RFID tags, carrying tiny silicon microchips attached to antennas, can be read via radio signals from a greater distance than bar codes, which they eventually will replace. Unlike bar codes, which identify product categories, the tags can transmit unique identification numbers for each case or pallet, and eventually each individual product. In the early years of their adoption, RFID tags will be used only in factories, trucks, warehouses, and the back rooms of stores, invisible to consumers, though privacy advocates have begun to organize against plans to ultimately tag individual items.

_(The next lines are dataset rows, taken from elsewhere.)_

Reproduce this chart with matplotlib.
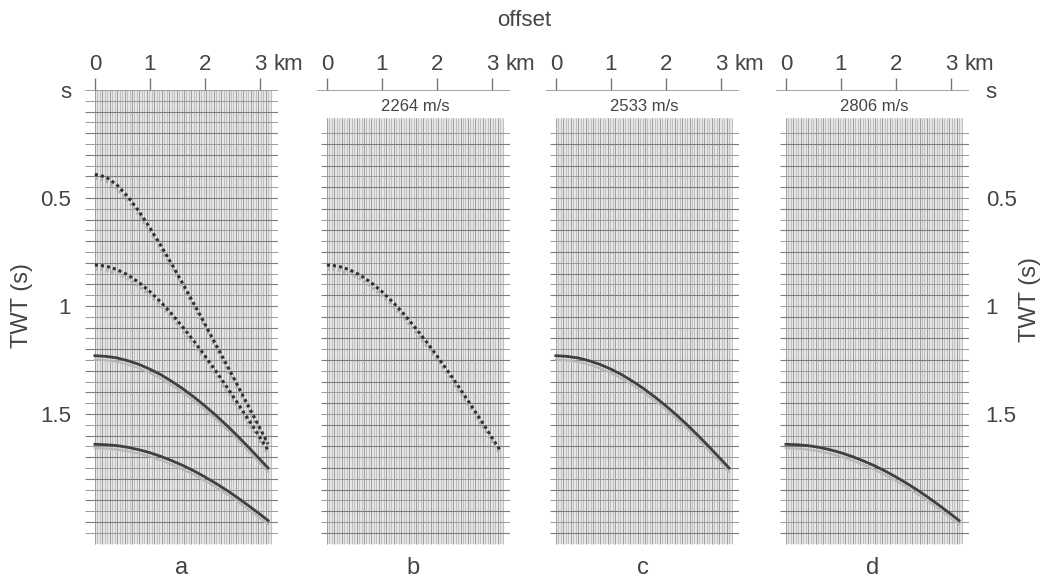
""" Synthetic CMP gather with NMO hyperbolae, panels a-d """
import matplotlib.pyplot as plt
import numpy as np

plt.rcParams['font.family'] = ['Liberation Sans', 'DejaVu Sans']

TEXT = '#444444'

# picks: offset (km) against two-way time (s)
offsets = [0, 0.2, 0.4, 0.6, 0.8, 1.0, 1.2, 1.4, 1.6, 1.8,
           2.0, 2.2, 2.4, 2.6, 2.8, 3.0, 3.15]
twt_1 = [0.390, 0.403, 0.439, 0.494, 0.561, 0.638, 0.720, 0.807, 0.897, 0.989,
         1.083, 1.178, 1.273, 1.370, 1.467, 1.565, 1.638]
twt_2 = [0.810, 0.815, 0.831, 0.856, 0.891, 0.933, 0.982, 1.037, 1.098, 1.162,
         1.230, 1.301, 1.375, 1.451, 1.528, 1.608, 1.668]
twt_3 = [1.230, 1.233, 1.240, 1.253, 1.270, 1.292, 1.318, 1.349, 1.383, 1.421,
         1.462, 1.506, 1.553, 1.603, 1.655, 1.709, 1.750]
twt_4 = [1.640, 1.642, 1.646, 1.654, 1.665, 1.679, 1.696, 1.716, 1.738, 1.763,
         1.791, 1.821, 1.853, 1.888, 1.925, 1.963, 1.993]

panel_names = ['a', 'b', 'c', 'd']
velocities = [None, '2264 m/s', '2533 m/s', '2806 m/s']
panel_curves = [[twt_1, twt_2, twt_3, twt_4], [twt_2], [twt_3], [twt_4]]
dotted = [twt_1, twt_2]

km_ticks = [0, 1, 2, 3]
twt_ticks = [0, 0.5, 1, 1.5]
twt_labels = ['s', '0.5', '1', '1.5']

W, H = 1049, 581
fig = plt.figure(figsize=(W / 100, H / 100), dpi=100)

lefts = [85, 317, 546, 776]
top, width, height = 90, 193, 458
trace_x = np.arange(0, 3.23, 0.045)
t_lines = np.arange(0.05, 2.06, 0.05)

for i, name in enumerate(panel_names):
    ax = fig.add_axes([lefts[i] / W, (H - top - height) / H, width / W, height / H])
    ax.set_xlim(-0.18, 3.33)
    ax.set_ylim(2.12, 0)
    for spine in ax.spines.values():
        spine.set_visible(False)

    t_start = 0 if i == 0 else 0.13
    # trace background
    ax.fill_between([0, 3.22], t_start, 2.1, color='#e6e6e6', lw=0, zorder=0)
    ax.vlines(trace_x, t_start, 2.1, color='#b0b0b0', lw=0.5, zorder=1)
    ax.vlines(trace_x[::3], t_start, 2.1, color='#999999', lw=0.6, zorder=1)
    lines = t_lines if i == 0 else t_lines[t_lines > 0.17]
    x0 = -0.18 if i == 0 else -0.1
    ax.hlines(lines[1::2], x0, 3.33, color='#7c7c7c', lw=0.8, zorder=2)
    ax.hlines(lines[0::2], x0, 3.33, color='#9a9a9a', lw=0.7, zorder=2)
    ax.axhline(0, color='#8a8a8a', lw=1.1, zorder=2)

    if velocities[i]:
        ax.text(1.6, 0.075, velocities[i], ha='center', va='center',
                fontsize=12, color=TEXT)

    for curve in panel_curves[i]:
        shadow = np.array(curve) + 0.018
        if curve in dotted:
            ax.plot(offsets, shadow, color='#b0b0b0', lw=2, ls=(0, (1, 1)), zorder=3)
            ax.plot(offsets, curve, color='#303030', lw=2.2, ls=(0, (1, 1)), zorder=4)
        else:
            ax.plot(offsets, shadow, color='#b8b8b8', lw=1.5, zorder=3)
            ax.plot(offsets, curve, color='#404040', lw=2, zorder=4)

    # offset axis on top
    ax.xaxis.tick_top()
    ax.set_xticks(km_ticks)
    ax.tick_params(axis='x', direction='out', length=9, width=1, color='#777777',
                   labelsize=16, labelcolor=TEXT, pad=2)
    ax.text(3.52, 1 + 20 / height, 'km', transform=ax.get_xaxis_transform(),
            ha='center', va='baseline', fontsize=16, color=TEXT)

    # time axis: left on a, right on d
    if i == 0:
        ax.set_yticks(twt_ticks, twt_labels)
        ax.tick_params(axis='y', length=0, labelsize=16, labelcolor=TEXT, pad=10)
    elif i == 3:
        ax.yaxis.tick_right()
        ax.set_yticks(twt_ticks, twt_labels)
        ax.tick_params(axis='y', length=0, labelsize=16, labelcolor=TEXT, pad=12)
    else:
        ax.set_yticks([])

    fig.text((lefts[i] + width / 2) / W, 1 - 568 / H, name, ha='center', va='center',
             fontsize=17, color=TEXT)

fig.text(524 / W, 1 - 20 / H, 'offset', ha='center', va='center', fontsize=16, color=TEXT)
fig.text(22 / W, 1 - 305 / H, 'TWT (s)', rotation=90, ha='center', va='center',
         fontsize=17, color=TEXT)
fig.text(1030 / W, 1 - 300 / H, 'TWT (s)', rotation=90, ha='center', va='center',
         fontsize=17, color=TEXT)

fig.savefig('out.png', dpi=100)
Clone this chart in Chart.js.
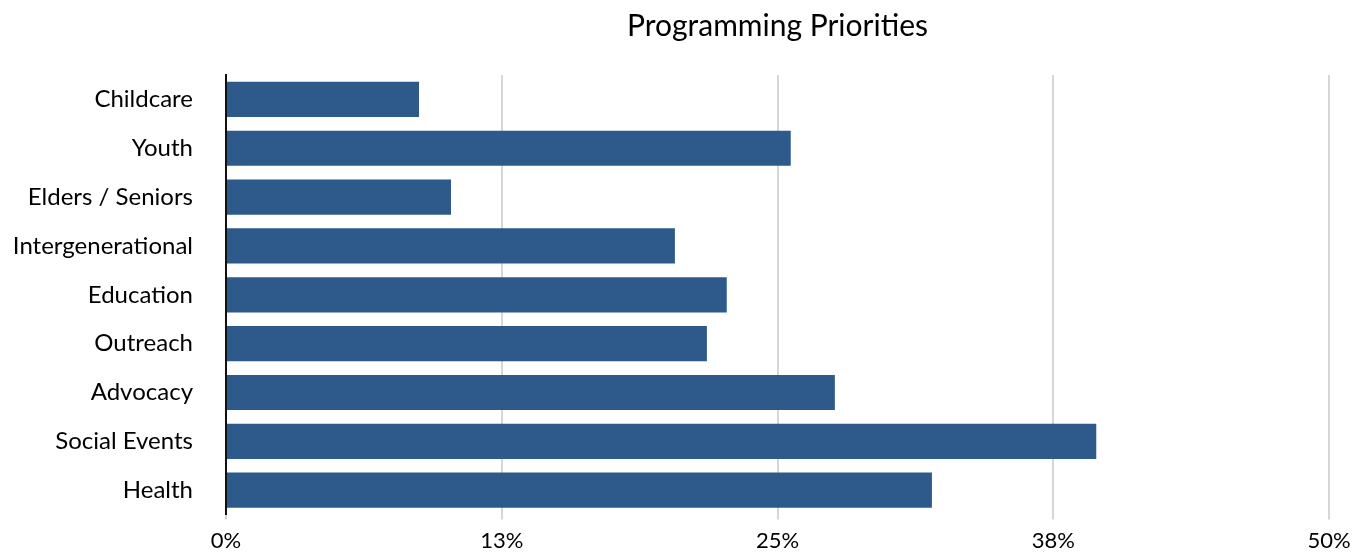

For retailers and manufacturers of consumer goods, RFID promises to cut costs, boost efficiency, reduce theft, and make the journey of products from factories to store shelves more transparent. It also should reduce dramatically the frequency of items being "out of stock" when consumers want them, a major problem for companies like Gillette, which was quick to embrace RFID and has been one of its steadfast advocates among Wal-Mart suppliers.

"We're using this transformational technology to re-engineer our own supply chain," said Richard J. Cantwell, vice president of Gillette, which has tested RFID technology at a Devens warehouse and expects to ship Wal-Mart about 450 products in RFID-tagged cases by Jan. 1. "This gives us the tools to increase the availability of products. We see the meat of the pork chop as the ability to know the location of our products at any point in time."

But the adoption of RFID has been slowed by glitches such as the interference of liquid or metal in the ability of tags to beam signals to tracking devices, called readers. Another drag has been the lengthy process of setting standards for the tags, readers, and interfacing software that would help push down costs. A set of standards was finally approved last week, but not soon enough to be included in the first RFID devices sold to Wal-Mart suppliers.

Many suppliers have been reluctant to invest in RFID infrastructure until the price of tags and readers drops to where they can realize efficiencies, said Beth Enslow, vice president of enterprise research for Aberdeen Group, a Boston research firm. She estimated that a quarter of the suppliers in Wal-Mart's pilot group are outsourcing their tagging as a cost-savings move.

"Right now, all the benefits are going to sit in Wal-Mart's lap," said Chris Jones, Aberdeen's senior vice president of research. "The suppliers are looking at it as a cost of doing business with Wal-Mart."

For many Wal-Mart suppliers, this has been a "test and learn year," said Jeannie Tharrington, a spokeswoman for Procter & Gamble Co. in Cincinnati. Procter & Gamble will be tagging shipments in only three of its more than 300 product lines come Jan. 1.

The company included its Pantene shampoos to work on overcoming the lower "read rates" it has experienced in tests on shipments containing liquid -- the result of signal interference. "We're getting better at knowing where the tags should be placed and how far they should be from the readers," Tharrington said.

"Certainly there's a great deal of up-front investment," she conceded. "That's why suppliers can't afford to tag 100 percent of their products. The costs are higher than we thought they'd be at this point."